● **Directive**: Omit any picture, and return the remaining data exactly as written.

● **Dataset section**:
################
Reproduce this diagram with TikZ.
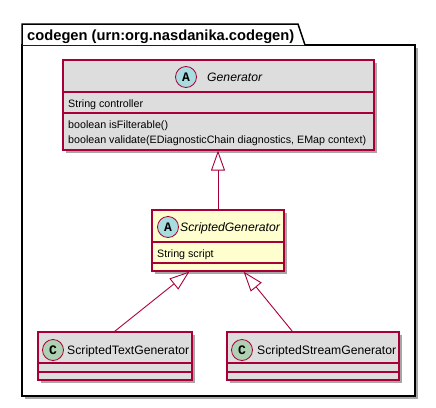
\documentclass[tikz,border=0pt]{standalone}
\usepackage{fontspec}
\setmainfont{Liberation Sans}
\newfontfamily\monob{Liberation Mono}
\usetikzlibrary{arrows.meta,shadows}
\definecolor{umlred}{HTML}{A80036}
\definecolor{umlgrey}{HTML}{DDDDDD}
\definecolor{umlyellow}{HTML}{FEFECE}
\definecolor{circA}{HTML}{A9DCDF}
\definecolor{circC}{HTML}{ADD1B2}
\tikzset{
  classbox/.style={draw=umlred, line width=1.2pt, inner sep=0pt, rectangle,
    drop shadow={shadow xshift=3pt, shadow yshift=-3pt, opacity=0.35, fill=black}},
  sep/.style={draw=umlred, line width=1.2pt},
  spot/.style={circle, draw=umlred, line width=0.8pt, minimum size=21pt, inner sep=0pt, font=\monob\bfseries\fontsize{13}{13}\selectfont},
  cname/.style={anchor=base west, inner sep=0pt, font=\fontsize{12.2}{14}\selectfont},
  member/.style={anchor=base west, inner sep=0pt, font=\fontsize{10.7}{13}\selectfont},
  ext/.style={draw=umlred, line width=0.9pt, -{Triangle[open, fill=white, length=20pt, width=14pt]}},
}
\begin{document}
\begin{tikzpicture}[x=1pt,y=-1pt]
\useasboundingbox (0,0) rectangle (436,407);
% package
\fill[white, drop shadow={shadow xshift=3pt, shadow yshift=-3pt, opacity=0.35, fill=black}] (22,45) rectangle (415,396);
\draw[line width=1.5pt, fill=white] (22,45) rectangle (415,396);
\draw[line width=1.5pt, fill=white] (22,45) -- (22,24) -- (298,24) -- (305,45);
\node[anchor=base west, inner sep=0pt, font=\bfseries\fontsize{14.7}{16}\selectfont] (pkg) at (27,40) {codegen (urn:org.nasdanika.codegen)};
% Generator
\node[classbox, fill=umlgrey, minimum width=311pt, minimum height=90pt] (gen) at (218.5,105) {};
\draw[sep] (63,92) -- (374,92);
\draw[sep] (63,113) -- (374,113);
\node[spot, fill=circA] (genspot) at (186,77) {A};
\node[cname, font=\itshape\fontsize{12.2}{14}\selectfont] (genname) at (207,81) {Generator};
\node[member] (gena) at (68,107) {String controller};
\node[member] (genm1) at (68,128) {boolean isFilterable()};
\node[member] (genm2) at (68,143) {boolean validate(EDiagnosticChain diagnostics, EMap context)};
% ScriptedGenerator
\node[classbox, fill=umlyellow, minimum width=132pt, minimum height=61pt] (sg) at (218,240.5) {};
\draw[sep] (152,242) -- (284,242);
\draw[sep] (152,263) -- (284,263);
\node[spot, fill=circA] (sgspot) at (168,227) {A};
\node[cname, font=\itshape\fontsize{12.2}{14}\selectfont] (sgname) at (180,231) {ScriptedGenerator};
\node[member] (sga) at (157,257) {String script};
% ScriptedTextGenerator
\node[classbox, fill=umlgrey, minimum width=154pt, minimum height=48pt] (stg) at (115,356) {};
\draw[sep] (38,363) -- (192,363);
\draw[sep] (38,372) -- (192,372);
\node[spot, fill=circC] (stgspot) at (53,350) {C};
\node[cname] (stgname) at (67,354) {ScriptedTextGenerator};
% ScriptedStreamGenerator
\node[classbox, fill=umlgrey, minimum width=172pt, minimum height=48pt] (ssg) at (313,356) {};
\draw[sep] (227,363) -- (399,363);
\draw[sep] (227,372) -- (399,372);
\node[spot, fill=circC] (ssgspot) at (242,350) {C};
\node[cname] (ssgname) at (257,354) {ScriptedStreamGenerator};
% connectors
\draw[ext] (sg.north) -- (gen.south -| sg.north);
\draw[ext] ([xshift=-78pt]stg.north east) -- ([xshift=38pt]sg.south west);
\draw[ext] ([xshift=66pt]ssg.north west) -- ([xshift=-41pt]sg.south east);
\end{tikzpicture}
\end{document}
################
● **Complete output**:
Reproduce this diagram with TikZ.
\documentclass[tikz,border=0pt]{standalone}
\usepackage{fontspec}
\setmainfont{Liberation Sans}
\newfontfamily\monob{Liberation Mono}
\usetikzlibrary{arrows.meta,shadows}
\definecolor{umlred}{HTML}{A80036}
\definecolor{umlgrey}{HTML}{DDDDDD}
\definecolor{umlyellow}{HTML}{FEFECE}
\definecolor{circA}{HTML}{A9DCDF}
\definecolor{circC}{HTML}{ADD1B2}
\tikzset{
  classbox/.style={draw=umlred, line width=1.2pt, inner sep=0pt, rectangle,
    drop shadow={shadow xshift=3pt, shadow yshift=-3pt, opacity=0.35, fill=black}},
  sep/.style={draw=umlred, line width=1.2pt},
  spot/.style={circle, draw=umlred, line width=0.8pt, minimum size=21pt, inner sep=0pt, font=\monob\bfseries\fontsize{13}{13}\selectfont},
  cname/.style={anchor=base west, inner sep=0pt, font=\fontsize{12.2}{14}\selectfont},
  member/.style={anchor=base west, inner sep=0pt, font=\fontsize{10.7}{13}\selectfont},
  ext/.style={draw=umlred, line width=0.9pt, -{Triangle[open, fill=white, length=20pt, width=14pt]}},
}
\begin{document}
\begin{tikzpicture}[x=1pt,y=-1pt]
\useasboundingbox (0,0) rectangle (436,407);
% package
\fill[white, drop shadow={shadow xshift=3pt, shadow yshift=-3pt, opacity=0.35, fill=black}] (22,45) rectangle (415,396);
\draw[line width=1.5pt, fill=white] (22,45) rectangle (415,396);
\draw[line width=1.5pt, fill=white] (22,45) -- (22,24) -- (298,24) -- (305,45);
\node[anchor=base west, inner sep=0pt, font=\bfseries\fontsize{14.7}{16}\selectfont] (pkg) at (27,40) {codegen (urn:org.nasdanika.codegen)};
% Generator
\node[classbox, fill=umlgrey, minimum width=311pt, minimum height=90pt] (gen) at (218.5,105) {};
\draw[sep] (63,92) -- (374,92);
\draw[sep] (63,113) -- (374,113);
\node[spot, fill=circA] (genspot) at (186,77) {A};
\node[cname, font=\itshape\fontsize{12.2}{14}\selectfont] (genname) at (207,81) {Generator};
\node[member] (gena) at (68,107) {String controller};
\node[member] (genm1) at (68,128) {boolean isFilterable()};
\node[member] (genm2) at (68,143) {boolean validate(EDiagnosticChain diagnostics, EMap context)};
% ScriptedGenerator
\node[classbox, fill=umlyellow, minimum width=132pt, minimum height=61pt] (sg) at (218,240.5) {};
\draw[sep] (152,242) -- (284,242);
\draw[sep] (152,263) -- (284,263);
\node[spot, fill=circA] (sgspot) at (168,227) {A};
\node[cname, font=\itshape\fontsize{12.2}{14}\selectfont] (sgname) at (180,231) {ScriptedGenerator};
\node[member] (sga) at (157,257) {String script};
% ScriptedTextGenerator
\node[classbox, fill=umlgrey, minimum width=154pt, minimum height=48pt] (stg) at (115,356) {};
\draw[sep] (38,363) -- (192,363);
\draw[sep] (38,372) -- (192,372);
\node[spot, fill=circC] (stgspot) at (53,350) {C};
\node[cname] (stgname) at (67,354) {ScriptedTextGenerator};
% ScriptedStreamGenerator
\node[classbox, fill=umlgrey, minimum width=172pt, minimum height=48pt] (ssg) at (313,356) {};
\draw[sep] (227,363) -- (399,363);
\draw[sep] (227,372) -- (399,372);
\node[spot, fill=circC] (ssgspot) at (242,350) {C};
\node[cname] (ssgname) at (257,354) {ScriptedStreamGenerator};
% connectors
\draw[ext] (sg.north) -- (gen.south -| sg.north);
\draw[ext] ([xshift=-78pt]stg.north east) -- ([xshift=38pt]sg.south west);
\draw[ext] ([xshift=66pt]ssg.north west) -- ([xshift=-41pt]sg.south east);
\end{tikzpicture}
\end{document}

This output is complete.